Voilà le véritable obstacle aux appels à l'action, à la réconciliation et à l'espoir d'un meilleur avenir pour les Autochtones du Canada. Nous avons entendu beaucoup de beaux discours au cours des dernières semaines. Le chef de l’opposition a tenté de nous renseigner sur le privilège. Remarquons que c'est un homme blanc et riche, qui a prononcé ces paroles devant les grandes portes de la Chambre des communes. Il devrait bien savoir ce que c'est d'être privilégié. Pourtant, ses remarques indiquent le contraire.
Nous avons entendu bon nombre de platitudes, de blagues et de remarques paternalistes. Nous avons entendu des promesses qui, trois jours plus tard, ont été rompues, et l'importance du dialogue être grandement exagérée.
La très complète Commission de vérité et réconciliation, la précédente Commission royale sur les peuples autochtones et l'enquête sur les femmes et les filles autochtones disparues ou assassinées ont été le fruit du dialogue et devaient orienter l'action du Canada. Un dialogue est une conversation entre des parties, mais le Canada ne semble pas écouter.

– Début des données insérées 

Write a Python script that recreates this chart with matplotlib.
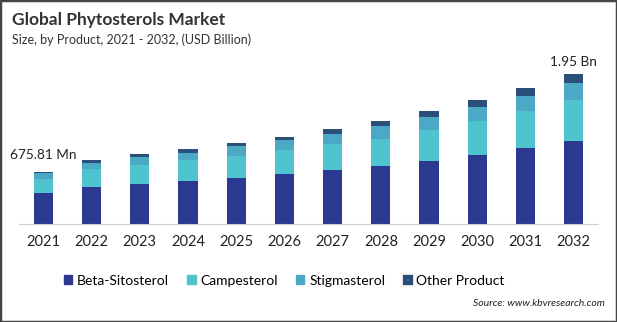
import matplotlib.pyplot as plt
import matplotlib.patches as mpatches
import numpy as np

plt.rcParams['font.family'] = ['Lato', 'DejaVu Sans']

years = ['2021', '2022', '2023', '2024', '2025', '2026', '2027', '2028', '2029', '2030', '2031', '2032']
beta = [0.40, 0.48, 0.52, 0.56, 0.60, 0.65, 0.70, 0.75, 0.82, 0.90, 0.99, 1.08]
campesterol = [0.19, 0.23, 0.25, 0.27, 0.29, 0.31, 0.34, 0.36, 0.40, 0.44, 0.48, 0.53]
stigmasterol = [0.07, 0.08, 0.10, 0.10, 0.12, 0.13, 0.13, 0.16, 0.17, 0.18, 0.20, 0.22]
other = [0.02, 0.04, 0.04, 0.04, 0.05, 0.04, 0.07, 0.07, 0.08, 0.09, 0.10, 0.12]
series_names = ['Beta-Sitosterol', 'Campesterol', 'Stigmasterol', 'Other Product']
colors = ['#2b3990', '#4fc4cf', '#4ba9c6', '#2a4f7a']

fig = plt.figure(figsize=(6.17, 3.22), dpi=100)
ax = fig.add_axes([0.031, 0.304, 0.938, 0.502])

x = np.arange(len(years))
bottom = np.zeros(len(years))
for vals, name, c in zip([beta, campesterol, stigmasterol, other], series_names, colors):
    ax.bar(x, vals, 0.4, bottom=bottom, color=c, label=name)
    bottom += np.array(vals)

ax.set_xlim(-0.5, 11.5)
ax.set_ylim(0, 2.1)
ax.set_yticks([])
ax.set_xticks(x)
ax.set_xticklabels(years, fontsize=10.5, color='#222222')
ax.tick_params(axis='x', length=0, pad=8)
for s in ['top', 'right', 'left']:
    ax.spines[s].set_visible(False)
ax.spines['bottom'].set_color('#d0d0d0')

ax.annotate('675.81 Mn', (0, bottom[0]), xytext=(0, 8), textcoords='offset points',
            ha='center', va='bottom', fontsize=9.8, color='#222222')
ax.annotate('1.95 Bn', (11, bottom[-1]), xytext=(0, 4), textcoords='offset points',
            ha='center', va='bottom', fontsize=9.8, color='#222222')

fig.text(0.019, 0.937, 'Global Phytosterols Market', fontsize=12.5, fontweight='bold', color='#333333', va='center')
fig.text(0.019, 0.876, 'Size, by Product, 2021 - 2032, (USD Billion)', fontsize=9, color='#333333', va='center')

handles = [mpatches.Patch(color=c) for c in colors]
fig.legend(handles, series_names, loc='center', bbox_to_anchor=(0.461, 0.128), ncol=4, frameon=False,
           fontsize=10, handlelength=0.6, handleheight=0.6, handletextpad=0.35, columnspacing=1.3)

fig.text(0.98, 0.058, 'Source: www.kbvresearch.com', fontsize=7.5, style='italic', color='#222222',
         ha='right', va='center')

fig.patches.append(mpatches.Rectangle((0, 0), 1, 1, transform=fig.transFigure, fill=False,
                                      edgecolor='#444444', linewidth=2.5))

fig.savefig('out.png', dpi=100)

Pour conclure, je vais changer de ton. Je vais évidemment appuyer cette initiative visant à mettre en œuvre l'une des 94 recommandations. Toutefois, j'aimerais souligner le moment choisi pour faire avancer cette initiative et remettre en question son incidence dans le climat politique actuel au pays.
Les choses ont changé. Nous avons échoué à bâtir les ponts de la guérison qui sont essentiels dans notre démarche, guérison qui sous-tend chacune des 94 recommandations. Aujourd'hui, nous nous penchons sur un seul appel à l'action, le 94e, alors que 84 d'entre eux ne sont toujours pas concrétisés. Nous allons probablement soumettre cette initiative à l'examen du comité et, un jour, peut-être que nos nouveaux arrivants proclameront un serment qui reconnaît quelque chose que la majorité des colonisateurs du Canada n'ont pas reconnu.
Cela étant dit, cette modification aura une influence positive sur l'expérience vécue par les immigrants dans notre pays. Par contre, pour ce qui est de répondre à l'appel à l'action lancé il y a belle lurette par les peuples autochtones, on repassera.